- _What you should do_
Retype nothing except the lines below from the one with "Recreate this image" through the one with "0.609, 0.612, 0.620];", exactly, with images left out.

- _Provided data_
☆ ☆ ☆ ☆
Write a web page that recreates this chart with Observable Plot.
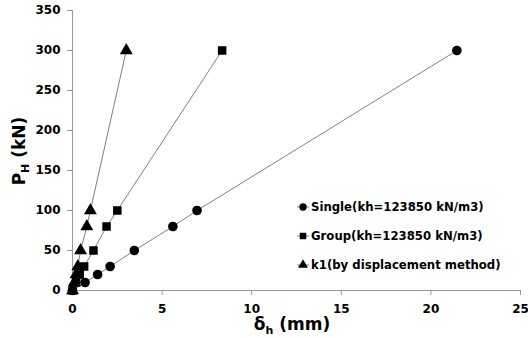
<!DOCTYPE html>
<html>
<head>
<meta charset="utf-8">
<script src="https://cdn.jsdelivr.net/npm/d3@7"></script>
<script src="https://cdn.jsdelivr.net/npm/@observablehq/plot@0.6"></script>
<style>
  html, body { margin: 0; padding: 0; background: #fff; }
  #chart { position: relative; width: 528px; height: 338px; }
</style>
</head>
<body>
<div id="chart"></div>
<script>
// Data
const load   = [0, 10, 20, 30, 50, 80, 100, 300];           // P_H (kN)
const single = [0, 0.7, 1.4, 2.1, 3.45, 5.6, 6.95, 21.45];   // δh (mm)
const group  = [0, 0.2, 0.4, 0.65, 1.17, 1.9, 2.5, 8.35];
const k1     = [0, 0.1, 0.2, 0.3, 0.45, 0.8, 1.0, 3.0];
const seriesNames = ["Single(kh=123850 kN/m3)", "Group(kh=123850 kN/m3)", "k1(by displacement method)"];
const seriesSymbols = ["circle", "square", "triangle"];
const xTicks = [0, 5, 10, 15, 20, 25];
const yTicks = [0, 50, 100, 150, 200, 250, 300, 350];

const seriesVals = [single, group, k1];
const rows = [];
seriesVals.forEach((vals, s) => vals.forEach((d, i) => rows.push({series: seriesNames[s], sym: seriesSymbols[s], d, p: load[i]})));

const plot = Plot.plot({
  width: 528,
  height: 338,
  marginLeft: 72,
  marginRight: 8,
  marginTop: 10,
  marginBottom: 48,
  style: {fontFamily: "'DejaVu Sans', Verdana, sans-serif", fontSize: "12px", fontWeight: "bold", color: "#000", background: "#fff"},
  x: {domain: [0, 25], ticks: xTicks},
  y: {domain: [0, 350], ticks: yTicks},
  symbol: {domain: seriesSymbols, range: seriesSymbols},
  marks: [
    Plot.ruleX([0], {stroke: "#9a9a9a", strokeWidth: 1}),
    Plot.ruleY([0], {stroke: "#9a9a9a", strokeWidth: 1}),
    Plot.axisX({ticks: xTicks, tickSize: 5, tickPadding: 9, stroke: "#9a9a9a", label: null, fill: "#000", fontWeight: "bold", fontSize: 12}),
    Plot.axisY({ticks: yTicks, tickSize: 5, tickPadding: 7, stroke: "#9a9a9a", label: null, fill: "#000", fontWeight: "bold", fontSize: 12}),
    Plot.line(rows, {x: "d", y: "p", z: "series", stroke: "#808080", strokeWidth: 1}),
    Plot.dot(rows, {x: "d", y: "p", symbol: "sym", fill: "#000", stroke: "none", r: 4.8})
  ]
});
document.getElementById("chart").appendChild(plot);

// Axis titles with subscripts
const svg = d3.select(plot);
const yl = svg.append("text")
  .attr("transform", "translate(25,151) rotate(-90)")
  .attr("text-anchor", "middle")
  .attr("font-family", "'DejaVu Sans', Verdana, sans-serif")
  .attr("font-weight", "bold").attr("font-size", 17).attr("fill", "#000");
yl.append("tspan").text("P");
yl.append("tspan").attr("font-size", 11).attr("dy", 4).text("H");
yl.append("tspan").attr("dy", -4).text(" (kN)");

const xl = svg.append("text")
  .attr("x", 292).attr("y", 330)
  .attr("text-anchor", "middle")
  .attr("font-family", "'DejaVu Sans', Verdana, sans-serif")
  .attr("font-weight", "bold").attr("font-size", 17).attr("fill", "#000");
xl.append("tspan").text("δ");
xl.append("tspan").attr("font-size", 11).attr("dy", 4).text("h");
xl.append("tspan").attr("dy", -4).text(" (mm)");

// Legend
const lg = svg.append("g").attr("transform", "translate(303,207)");
seriesNames.forEach((name, i) => {
  const g = lg.append("g").attr("transform", `translate(0,${i * 29})`);
  g.append("line").attr("x1", -6).attr("x2", 6).attr("stroke", "#808080");
  g.append("path").attr("d", d3.symbol(i === 0 ? d3.symbolCircle : i === 1 ? d3.symbolSquare : d3.symbolTriangle, 42)()).attr("fill", "#000");
  g.append("text").attr("x", 8).attr("dy", "0.35em").attr("text-anchor", "start")
    .attr("font-family", "'DejaVu Sans', Verdana, sans-serif")
    .attr("font-weight", "bold").attr("font-size", 11.7).attr("fill", "#000").text(name);
});
</script>
</body>
</html>
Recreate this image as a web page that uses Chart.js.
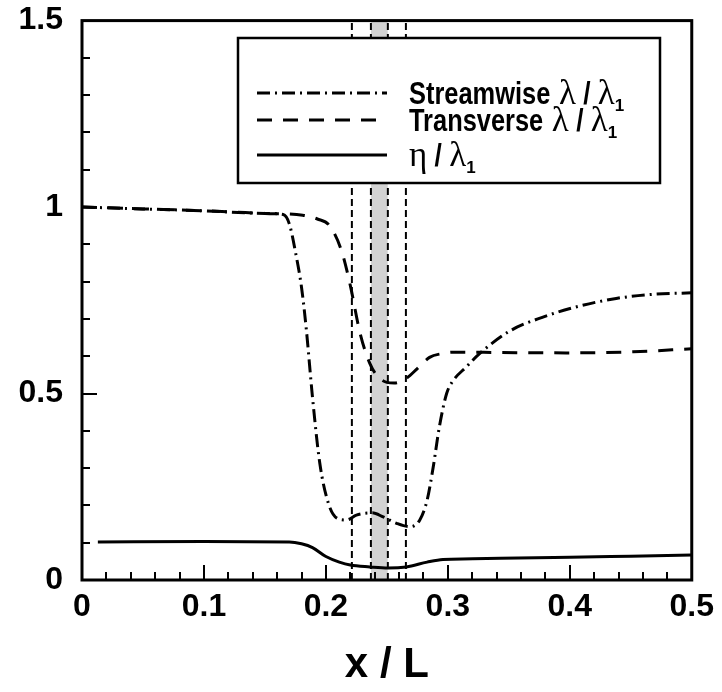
<!DOCTYPE html>
<html>
<head>
<meta charset="utf-8">
<script src="https://cdn.jsdelivr.net/npm/chart.js@4.4.0/dist/chart.umd.min.js"></script>
<style>
  body { margin: 0; background: #fff; }
  #wrap { width: 722px; height: 692px; position: relative; }
</style>
</head>
<body>
<div id="wrap"><canvas id="chart"></canvas></div>
<script>
// streamwise lambda / lambda1 (dash-dot)
const streamX = [0, 0.05, 0.1, 0.15, 0.165, 0.170, 0.175, 0.180, 0.184, 0.189, 0.195, 0.202, 0.209, 0.217, 0.225, 0.238, 0.247, 0.258, 0.269, 0.277, 0.283, 0.288, 0.293, 0.299, 0.304, 0.315, 0.326, 0.351, 0.378, 0.405, 0.438, 0.468, 0.5];
const streamY = [1.0, 0.995, 0.99, 0.983, 0.980, 0.955, 0.88, 0.785, 0.67, 0.49, 0.313, 0.206, 0.166, 0.161, 0.174, 0.180, 0.169, 0.152, 0.143, 0.161, 0.214, 0.303, 0.410, 0.500, 0.533, 0.571, 0.607, 0.668, 0.705, 0.732, 0.755, 0.766, 0.770];

// transverse lambda / lambda1 (dashed)
const transX = [0, 0.05, 0.1, 0.15, 0.181, 0.193, 0.203, 0.213, 0.220, 0.228, 0.236, 0.243, 0.250, 0.256, 0.266, 0.275, 0.285, 0.295, 0.304, 0.343, 0.397, 0.452, 0.5];
const transY = [1.0, 0.995, 0.99, 0.983, 0.978, 0.968, 0.950, 0.881, 0.790, 0.662, 0.581, 0.544, 0.530, 0.528, 0.541, 0.567, 0.597, 0.607, 0.611, 0.610, 0.609, 0.612, 0.620];

// eta / lambda1 (solid)
const etaX = [0.013, 0.1, 0.17, 0.18, 0.189, 0.2, 0.211, 0.22, 0.236, 0.251, 0.266, 0.283, 0.296, 0.343, 0.4, 0.45, 0.5];
const etaY = [0.102, 0.103, 0.102, 0.097, 0.087, 0.063, 0.048, 0.040, 0.035, 0.032, 0.035, 0.048, 0.055, 0.058, 0.061, 0.064, 0.067];

// vertical markers and shaded band
const markerX = [0.2213, 0.2369, 0.2508, 0.2656];
const shadeX = [0.2369, 0.2508];

const xTickVals = [0, 0.1, 0.2, 0.3, 0.4, 0.5];
const xTickLabels = ['0', '0.1', '0.2', '0.3', '0.4', '0.5'];
const yTickVals = [0, 0.5, 1, 1.5];
const yTickLabels = ['0', '0.5', '1', '1.5'];

const toPts = (xs, ys) => xs.map((x, i) => ({x: x, y: ys[i]}));

const SANS = '"Liberation Sans", Arial, sans-serif';
const SERIF = '"Liberation Serif", "Times New Roman", serif';
Chart.defaults.font.family = SANS;
Chart.defaults.color = '#000';

const DASHDOT = [13, 5, 2, 5];
const DASH = [15, 11];

const legendRows = [
  {dash: DASHDOT, y: 93, parts: [
    {t: 'Streamwise', f: 'bold 31px ' + SANS, sx: 0.82},
    {t: ' ', f: 'bold 31px ' + SANS},
    {t: '\u03bb', f: '35px ' + SERIF},
    {t: ' / ', f: 'bold 31px ' + SANS, sx: 0.85},
    {t: '\u03bb', f: '35px ' + SERIF},
    {t: '1', f: 'bold 17px ' + SANS, dy: 7}
  ]},
  {dash: DASH, y: 120, parts: [
    {t: 'Transverse', f: 'bold 31px ' + SANS, sx: 0.82},
    {t: ' ', f: 'bold 31px ' + SANS},
    {t: '\u03bb', f: '35px ' + SERIF},
    {t: ' / ', f: 'bold 31px ' + SANS, sx: 0.85},
    {t: '\u03bb', f: '35px ' + SERIF},
    {t: '1', f: 'bold 17px ' + SANS, dy: 7}
  ]},
  {dash: [], y: 155, parts: [
    {t: '\u03b7', f: '35px ' + SERIF},
    {t: ' / ', f: 'bold 31px ' + SANS, sx: 0.85},
    {t: '\u03bb', f: '35px ' + SERIF},
    {t: '1', f: 'bold 17px ' + SANS, dy: 7}
  ]}
];

const framePlugin = {
  id: 'frame',
  afterDatasetsDraw(chart) {
    const {ctx, chartArea: a, scales: {x, y}} = chart;
    ctx.save();
    ctx.strokeStyle = '#000';
    ctx.lineWidth = 2;
    ctx.setLineDash([]);
    // x ticks, minor every 0.02
    for (let i = 0; i <= 25; i++) {
      const px = Math.round(x.getPixelForValue(i * 0.02));
      const len = i % 5 === 0 ? 15 : 8;
      ctx.beginPath();
      ctx.moveTo(px, a.bottom);
      ctx.lineTo(px, a.bottom - len);
      ctx.stroke();
    }
    // y ticks, minor every 0.1
    for (let i = 0; i <= 15; i++) {
      const py = Math.round(y.getPixelForValue(i * 0.1));
      const len = i % 5 === 0 ? 15 : 8;
      ctx.beginPath();
      ctx.moveTo(a.left, py);
      ctx.lineTo(a.left + len, py);
      ctx.stroke();
    }
    ctx.lineWidth = 3;
    ctx.strokeRect(a.left, a.top, a.right - a.left, a.bottom - a.top);

    // legend box
    const bx = 238, by = 38, bw = 422, bh = 145;
    ctx.fillStyle = '#fff';
    ctx.fillRect(bx, by, bw, bh);
    ctx.lineWidth = 2.5;
    ctx.strokeRect(bx, by, bw, bh);
    legendRows.forEach(row => {
      ctx.lineWidth = 3;
      ctx.setLineDash(row.dash);
      ctx.beginPath();
      ctx.moveTo(257, row.y);
      ctx.lineTo(387, row.y);
      ctx.stroke();
      ctx.setLineDash([]);
      let cx = 409;
      ctx.fillStyle = '#000';
      ctx.textBaseline = 'alphabetic';
      row.parts.forEach(p => {
        ctx.font = p.f;
        const sx = p.sx || 1;
        const w = ctx.measureText(p.t).width * sx;
        ctx.save();
        ctx.translate(cx, row.y + 11 + (p.dy || 0));
        ctx.scale(sx, 1);
        ctx.fillText(p.t, 0, 0);
        ctx.restore();
        cx += w;
      });
    });
    ctx.restore();
  }
};

const datasets = [
  {
    label: 'Streamwise',
    data: toPts(streamX, streamY),
    borderColor: '#000', borderWidth: 3, borderDash: DASHDOT,
    pointRadius: 0, fill: false, cubicInterpolationMode: 'monotone'
  },
  {
    label: 'Transverse',
    data: toPts(transX, transY),
    borderColor: '#000', borderWidth: 3, borderDash: DASH,
    pointRadius: 0, fill: false, cubicInterpolationMode: 'monotone'
  },
  {
    label: 'eta',
    data: toPts(etaX, etaY),
    borderColor: '#000', borderWidth: 3,
    pointRadius: 0, fill: false, cubicInterpolationMode: 'monotone'
  }
];
markerX.forEach(mx => {
  datasets.push({
    label: 'marker',
    data: [{x: mx, y: 0}, {x: mx, y: 1.5}],
    borderColor: '#000', borderWidth: 2, borderDash: [7, 4],
    pointRadius: 0, fill: false
  });
});
datasets.push({
  label: 'band',
  data: [{x: shadeX[0], y: 1.5}, {x: shadeX[1], y: 1.5}],
  borderWidth: 0, borderColor: 'rgba(0,0,0,0)',
  backgroundColor: '#d3d3d3', pointRadius: 0, fill: 'origin'
});

new Chart(document.getElementById('chart'), {
  type: 'line',
  data: {datasets: datasets},
  options: {
    responsive: true,
    maintainAspectRatio: false,
    animation: false,
    layout: {padding: {left: 0, right: 30, top: 20, bottom: 0}},
    plugins: {legend: {display: false}, tooltip: {enabled: false}},
    scales: {
      x: {
        type: 'linear', min: 0, max: 0.5,
        afterFit: s => { s.height = 112; },
        afterBuildTicks: s => { s.ticks = xTickVals.map(v => ({value: v})); },
        grid: {display: false, drawTicks: false},
        border: {display: false},
        ticks: {
          padding: 8, maxRotation: 0, autoSkip: false,
          font: {size: 32, weight: 'bold'},
          callback: (v) => xTickLabels[xTickVals.findIndex(t => Math.abs(t - v) < 1e-6)]
        },
        title: {display: true, text: 'x / L', font: {size: 42, weight: 'bold'}, padding: {top: 0, bottom: 1}}
      },
      y: {
        type: 'linear', min: 0, max: 1.5,
        afterFit: s => { s.width = 82; },
        afterBuildTicks: s => { s.ticks = yTickVals.map(v => ({value: v})); },
        grid: {display: false, drawTicks: false},
        border: {display: false},
        ticks: {
          padding: 19, autoSkip: false,
          font: {size: 32, weight: 'bold', lineHeight: 0.1},
          callback: (v) => yTickLabels[yTickVals.findIndex(t => Math.abs(t - v) < 1e-6)]
        }
      }
    }
  },
  plugins: [framePlugin]
});
</script>
</body>
</html>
☆ ☆ ☆ ☆
- _The completed task_
Recreate this image as a web page that uses Chart.js.
<!DOCTYPE html>
<html>
<head>
<meta charset="utf-8">
<script src="https://cdn.jsdelivr.net/npm/chart.js@4.4.0/dist/chart.umd.min.js"></script>
<style>
  body { margin: 0; background: #fff; }
  #wrap { width: 722px; height: 692px; position: relative; }
</style>
</head>
<body>
<div id="wrap"><canvas id="chart"></canvas></div>
<script>
// streamwise lambda / lambda1 (dash-dot)
const streamX = [0, 0.05, 0.1, 0.15, 0.165, 0.170, 0.175, 0.180, 0.184, 0.189, 0.195, 0.202, 0.209, 0.217, 0.225, 0.238, 0.247, 0.258, 0.269, 0.277, 0.283, 0.288, 0.293, 0.299, 0.304, 0.315, 0.326, 0.351, 0.378, 0.405, 0.438, 0.468, 0.5];
const streamY = [1.0, 0.995, 0.99, 0.983, 0.980, 0.955, 0.88, 0.785, 0.67, 0.49, 0.313, 0.206, 0.166, 0.161, 0.174, 0.180, 0.169, 0.152, 0.143, 0.161, 0.214, 0.303, 0.410, 0.500, 0.533, 0.571, 0.607, 0.668, 0.705, 0.732, 0.755, 0.766, 0.770];

// transverse lambda / lambda1 (dashed)
const transX = [0, 0.05, 0.1, 0.15, 0.181, 0.193, 0.203, 0.213, 0.220, 0.228, 0.236, 0.243, 0.250, 0.256, 0.266, 0.275, 0.285, 0.295, 0.304, 0.343, 0.397, 0.452, 0.5];
const transY = [1.0, 0.995, 0.99, 0.983, 0.978, 0.968, 0.950, 0.881, 0.790, 0.662, 0.581, 0.544, 0.530, 0.528, 0.541, 0.567, 0.597, 0.607, 0.611, 0.610, 0.609, 0.612, 0.620];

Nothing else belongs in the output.